The device, an embryoscope, carries out almost continuous monitoring of the growth of an embryo during the 3 to 5 days after its fertilization, with a picture taken every 10 or 20 minutes. "In order to confirm the intuition that continuous monitoring would ensure real progress compared to ‘classic” daily observation, the British researchers compared the technique with chromosomal analyses that make it possible to detect genetic disorders before the implantation in the mother’s uterus. This type of preimplantation diagnosis is very strictly controlled in France, and is practised only in exceptional circumstances."
Following their observation, the embryos were classified into three risk categories (low, medium and high): "Eleven pregnancies resulted in births from a low-risk embryo, a success rate of 61% compared to only five in the medium-risk group (19% success) and none in the high-risk group."

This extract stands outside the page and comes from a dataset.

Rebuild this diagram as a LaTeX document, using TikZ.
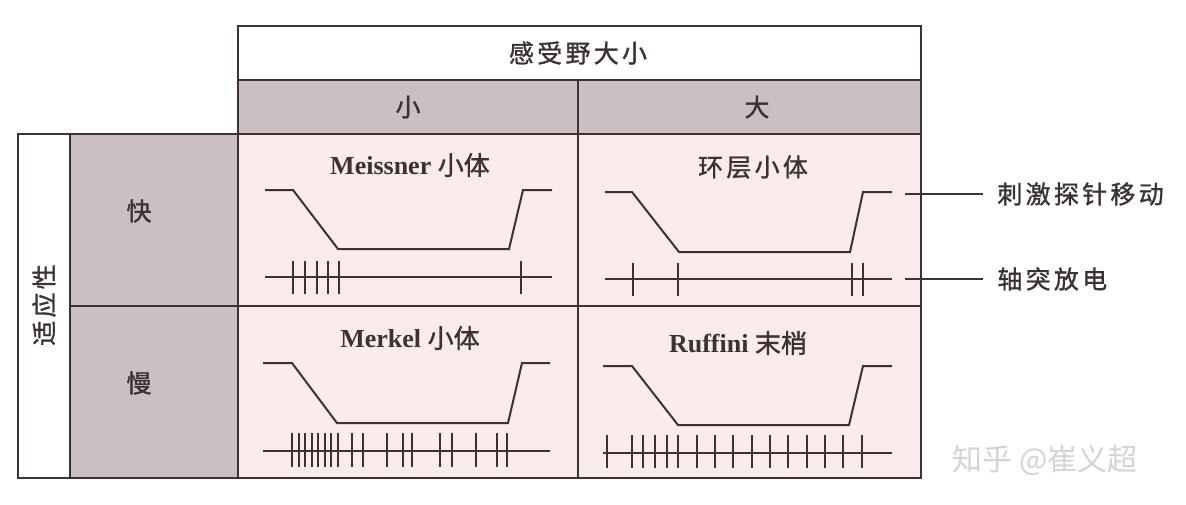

Thomas Fréour, a biologist in the Medically Assisted Procreation unit of Nantes University Hospital, the first unit in France to use the technique since 2011, says that "these results are still only preliminary ones, but they do confirm the suspected link between the speed of growth of the embryo and the success of pregnancies." He adds that "the technique is still quite expensive, as a machine that can continuously monitor the embryos of 6 patients costs around €90,000."